While several of these new legacy laws have recently been enacted and there appears to be great enthusiasm for them within the run-off community, it is far from certain how often these processes will actually be used. For example, though the laws in Vermont and Rhode Island have been in place for several years, no actual transactions have been consummated to date.
The new laws will all need to be tested, challenged, and approved in court before insurers take full advantage of them. Another obstacle to full implementation by insurers could be the required approval of the IBT by the regulator in the state of domicile for the transferring company. Until a critical mass of states adopt similar laws, it may be difficult for regulators in states without similar laws to decide to expose policyholders under their protection to even a small increase of risk by allowing an IBT. This obviously increases the importance of the role of the IE in the transaction.

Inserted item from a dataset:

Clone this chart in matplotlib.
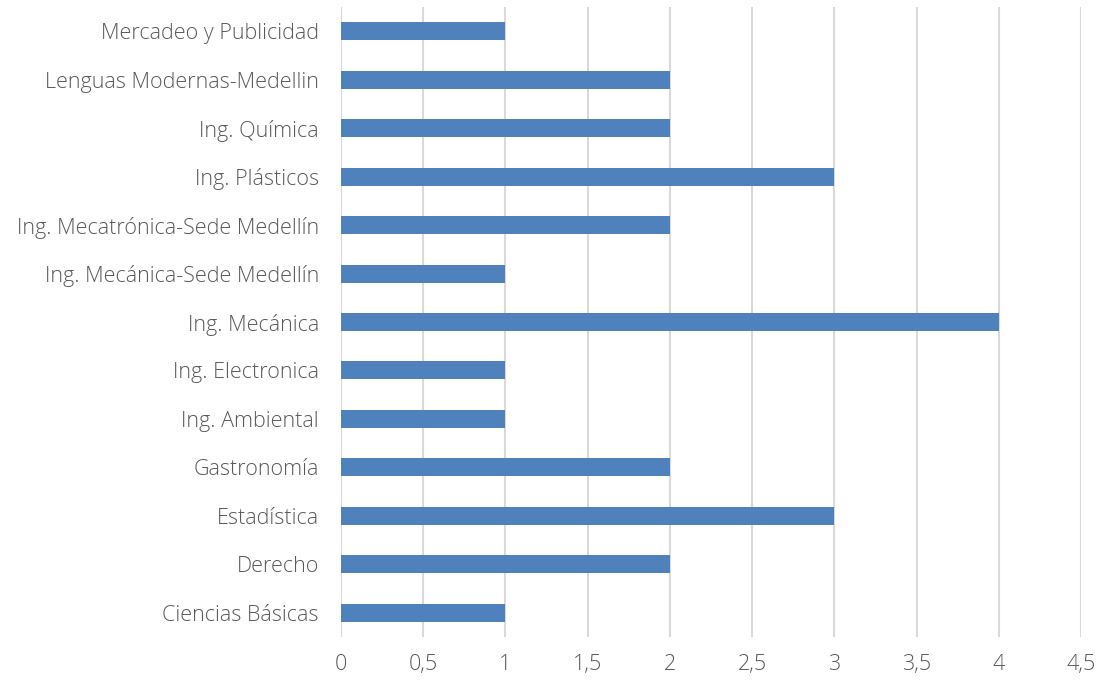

As other U.S. states consider enacting laws similar to those in Oklahoma, we believe the interest in allowing IBT transactions will gain momentum and may become almost necessary in the future. A PwC survey of run-off entities indicates that 41% of U.S. respondents plan to use an IBT in the next three years. The interest expressed by insurers will only increase as the benefits lessen from recent favorable run-off of prior year loss reserves. This could put additional pressure on capital and solvency, increasing the value and use of IBTs.
Experts indicate, and we agree, that once the first deal is consummated, many deals will follow and more states will certainly enter into the mix. It is also worth noting that IBTs may be used for any risk-bearing entity—an insurer, reinsurer, captive, risk retention group, or self-insured organization—so the potential opportunity for application is large and varied.
IBTs will provide a revolutionary new tool to any entity with U.S. run-off liabilities. Based on their education and training, actuaries are ideally suited to play the key role of Independent Expert, allowing this process to proceed and flourish.